Plus tôt, le président américain avait dit à son homologue ukrainien que ses soldats faisaient preuve d’un courage extraordinaire, ajoutant que les États-Unis souhaitaient voir la fin des combats et que les fonds devaient être utilisés « différemment, par exemple pour la reconstruction ».

Au cours des dernières semaines, Trump avait critiqué la manière dont Zelensky gérait la guerre, le qualifiant de « dictateur » et l’exhortant à accepter un accord sur les ressources minières. De son côté, l’ancien président russe Dmitri Medvedev sembla savourer la scène, écrivant sur Telegram que le dirigeant ukrainien avait reçu « un sévère rappel à l’ordre ».

Après les discussions, Trump ordonna à deux de ses principaux conseillers d’informer Zelensky qu’il était temps de partir, alors même que les délégations s’apprêtaient à déjeuner, selon un responsable de la Maison-Blanche.

Le même responsable ajouta que les Ukrainiens avaient reçu l’ordre de quitter les lieux malgré leur volonté de poursuivre les pourparlers.

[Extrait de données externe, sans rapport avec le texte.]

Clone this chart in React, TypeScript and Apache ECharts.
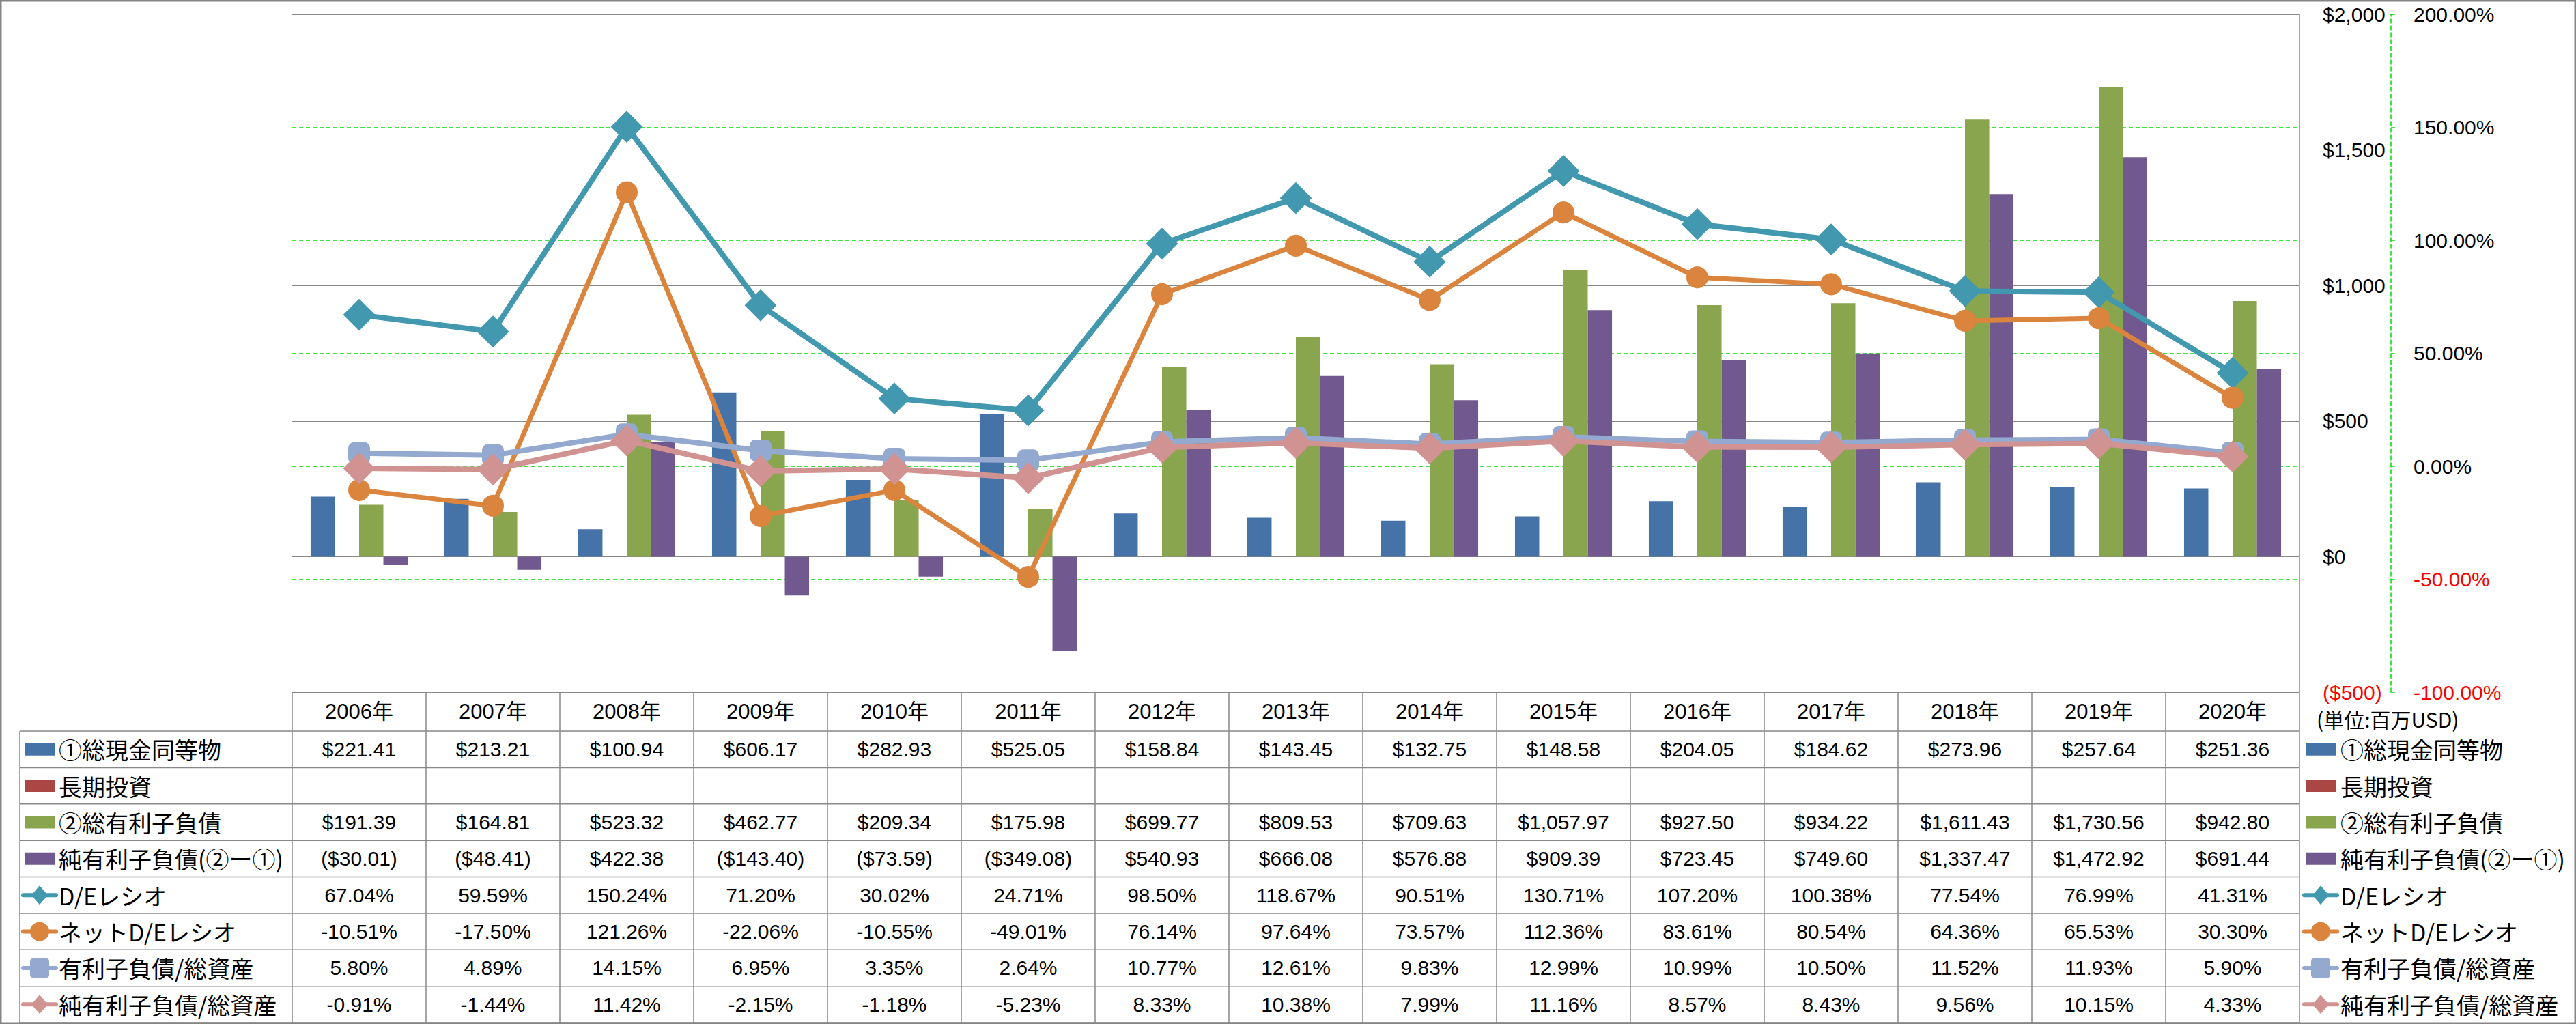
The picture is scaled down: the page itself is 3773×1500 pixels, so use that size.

Le président ukrainien, qui avait bénéficié de milliards de dollars d’armes américaines et du soutien moral de l’administration Biden, se retrouvait désormais dans une situation totalement différente avec l’actuel président américain. Ce dernier souhaite mettre fin rapidement à la guerre qui dure depuis trois ans, améliorer les relations avec la Russie et récupérer les fonds dépensés par Washington pour soutenir l’Ukraine.

Bien que l’Ukraine ait accéléré le développement de son industrie de défense, elle reste fortement dépendante de l’aide militaire étrangère.

Si l’armée ukrainienne a repoussé l’invasion russe aux portes de Kiev et reconquis de vastes territoires en 2022, la Russie contrôle toujours environ un cinquième du territoire ukrainien et continue de progresser lentement depuis l’échec de la contre-offensive ukrainienne en 2023.

En 2024, les forces ukrainiennes ont pris le contrôle d’une portion de territoire dans la région de Koursk, à l’ouest de la Russie, après une incursion militaire.